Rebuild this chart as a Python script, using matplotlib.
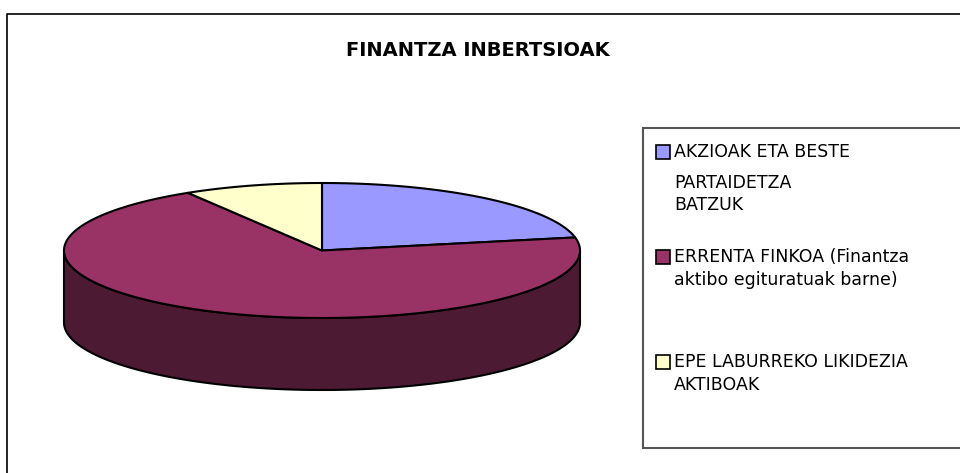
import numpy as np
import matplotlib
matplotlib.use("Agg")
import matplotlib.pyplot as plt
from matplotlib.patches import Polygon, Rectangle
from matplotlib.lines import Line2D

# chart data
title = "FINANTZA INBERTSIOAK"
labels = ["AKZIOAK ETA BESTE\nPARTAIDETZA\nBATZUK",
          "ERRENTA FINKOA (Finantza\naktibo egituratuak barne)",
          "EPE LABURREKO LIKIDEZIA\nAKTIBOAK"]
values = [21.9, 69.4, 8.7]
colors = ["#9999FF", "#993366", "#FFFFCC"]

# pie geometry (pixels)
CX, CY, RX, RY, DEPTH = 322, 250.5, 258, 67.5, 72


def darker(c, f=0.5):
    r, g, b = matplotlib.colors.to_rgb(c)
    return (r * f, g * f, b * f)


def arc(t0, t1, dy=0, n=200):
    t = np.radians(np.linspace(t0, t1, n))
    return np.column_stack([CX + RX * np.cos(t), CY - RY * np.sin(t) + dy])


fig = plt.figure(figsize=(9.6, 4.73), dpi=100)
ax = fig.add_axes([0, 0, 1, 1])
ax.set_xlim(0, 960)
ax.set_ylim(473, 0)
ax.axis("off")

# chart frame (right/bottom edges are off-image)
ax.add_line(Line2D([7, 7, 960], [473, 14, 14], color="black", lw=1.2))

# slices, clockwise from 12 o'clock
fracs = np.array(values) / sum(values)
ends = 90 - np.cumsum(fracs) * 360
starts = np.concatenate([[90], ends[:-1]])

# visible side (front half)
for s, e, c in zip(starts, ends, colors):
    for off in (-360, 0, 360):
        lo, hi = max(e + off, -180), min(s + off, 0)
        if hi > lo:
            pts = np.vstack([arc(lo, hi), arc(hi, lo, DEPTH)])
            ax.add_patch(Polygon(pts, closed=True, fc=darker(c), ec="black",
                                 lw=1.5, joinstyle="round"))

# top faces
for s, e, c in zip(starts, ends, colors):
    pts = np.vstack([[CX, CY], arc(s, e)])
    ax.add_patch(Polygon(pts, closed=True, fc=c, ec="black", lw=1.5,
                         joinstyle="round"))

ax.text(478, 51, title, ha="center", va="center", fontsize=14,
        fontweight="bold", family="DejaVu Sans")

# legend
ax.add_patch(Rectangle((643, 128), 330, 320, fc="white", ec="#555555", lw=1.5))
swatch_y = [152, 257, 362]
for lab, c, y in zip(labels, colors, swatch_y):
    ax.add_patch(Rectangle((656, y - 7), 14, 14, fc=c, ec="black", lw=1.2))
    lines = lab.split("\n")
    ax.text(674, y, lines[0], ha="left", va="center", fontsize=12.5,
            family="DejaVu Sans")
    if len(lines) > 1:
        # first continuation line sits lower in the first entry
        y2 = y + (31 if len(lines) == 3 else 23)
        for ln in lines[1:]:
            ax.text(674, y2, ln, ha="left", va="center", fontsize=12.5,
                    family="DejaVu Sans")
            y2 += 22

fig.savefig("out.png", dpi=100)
=======
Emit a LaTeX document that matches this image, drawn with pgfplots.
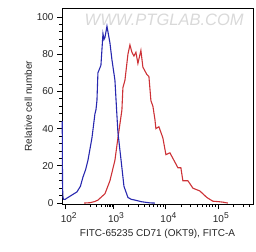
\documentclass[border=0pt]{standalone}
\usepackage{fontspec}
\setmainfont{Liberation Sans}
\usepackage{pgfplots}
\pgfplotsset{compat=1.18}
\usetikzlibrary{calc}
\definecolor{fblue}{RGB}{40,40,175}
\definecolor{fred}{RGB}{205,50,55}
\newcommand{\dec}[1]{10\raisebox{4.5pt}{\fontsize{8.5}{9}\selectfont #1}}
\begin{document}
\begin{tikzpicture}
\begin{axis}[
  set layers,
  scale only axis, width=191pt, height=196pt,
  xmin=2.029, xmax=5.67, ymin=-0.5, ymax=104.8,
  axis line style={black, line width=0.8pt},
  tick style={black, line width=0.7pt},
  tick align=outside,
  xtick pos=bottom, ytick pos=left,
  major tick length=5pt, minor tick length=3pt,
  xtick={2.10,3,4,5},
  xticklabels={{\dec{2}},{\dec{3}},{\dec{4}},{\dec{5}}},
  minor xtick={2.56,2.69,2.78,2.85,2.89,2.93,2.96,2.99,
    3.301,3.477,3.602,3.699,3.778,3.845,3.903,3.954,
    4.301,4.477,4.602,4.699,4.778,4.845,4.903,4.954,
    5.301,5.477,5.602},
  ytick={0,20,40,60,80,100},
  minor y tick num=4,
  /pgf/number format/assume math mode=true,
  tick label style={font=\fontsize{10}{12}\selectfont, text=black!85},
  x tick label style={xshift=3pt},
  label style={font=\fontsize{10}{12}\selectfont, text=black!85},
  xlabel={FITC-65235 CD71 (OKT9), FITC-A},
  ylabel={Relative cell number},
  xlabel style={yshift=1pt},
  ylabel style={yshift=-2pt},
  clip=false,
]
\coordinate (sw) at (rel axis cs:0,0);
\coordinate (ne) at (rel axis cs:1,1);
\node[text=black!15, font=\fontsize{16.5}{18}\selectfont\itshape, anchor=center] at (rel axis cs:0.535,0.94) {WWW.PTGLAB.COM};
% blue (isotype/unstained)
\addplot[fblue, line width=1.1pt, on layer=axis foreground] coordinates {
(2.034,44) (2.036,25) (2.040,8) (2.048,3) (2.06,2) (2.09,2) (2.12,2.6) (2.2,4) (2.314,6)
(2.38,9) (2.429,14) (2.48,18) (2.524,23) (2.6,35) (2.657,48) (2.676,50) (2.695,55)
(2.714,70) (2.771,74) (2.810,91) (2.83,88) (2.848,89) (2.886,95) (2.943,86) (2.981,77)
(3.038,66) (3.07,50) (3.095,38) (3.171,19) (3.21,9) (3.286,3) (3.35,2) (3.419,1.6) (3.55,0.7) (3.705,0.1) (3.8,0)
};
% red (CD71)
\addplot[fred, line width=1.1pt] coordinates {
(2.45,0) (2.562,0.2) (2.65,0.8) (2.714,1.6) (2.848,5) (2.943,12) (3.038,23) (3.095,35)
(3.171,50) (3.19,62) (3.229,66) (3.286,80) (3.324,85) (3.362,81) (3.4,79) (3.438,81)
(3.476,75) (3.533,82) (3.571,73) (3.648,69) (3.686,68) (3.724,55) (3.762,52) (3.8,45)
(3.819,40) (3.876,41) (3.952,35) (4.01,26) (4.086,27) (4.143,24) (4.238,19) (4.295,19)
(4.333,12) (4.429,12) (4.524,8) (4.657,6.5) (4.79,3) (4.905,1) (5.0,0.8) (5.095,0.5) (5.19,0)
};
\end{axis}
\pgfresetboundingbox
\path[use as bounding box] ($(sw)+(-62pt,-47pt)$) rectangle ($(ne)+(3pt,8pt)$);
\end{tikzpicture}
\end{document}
=======
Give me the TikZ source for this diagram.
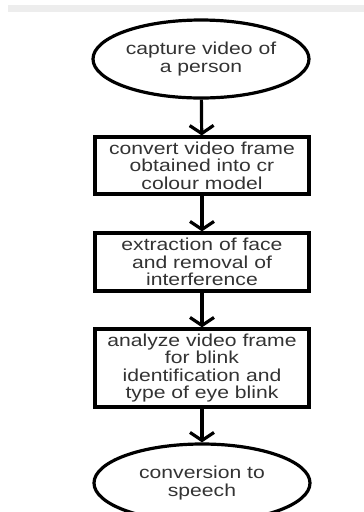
=======
| WHAT IS REQUIRED |
Gather all the lines that include the word "chart" and copy them out.

| THE COMPLETED TASK |
Rebuild this chart as a Python script, using matplotlib.
# chart data
# chart frame (right/bottom edges are off-image)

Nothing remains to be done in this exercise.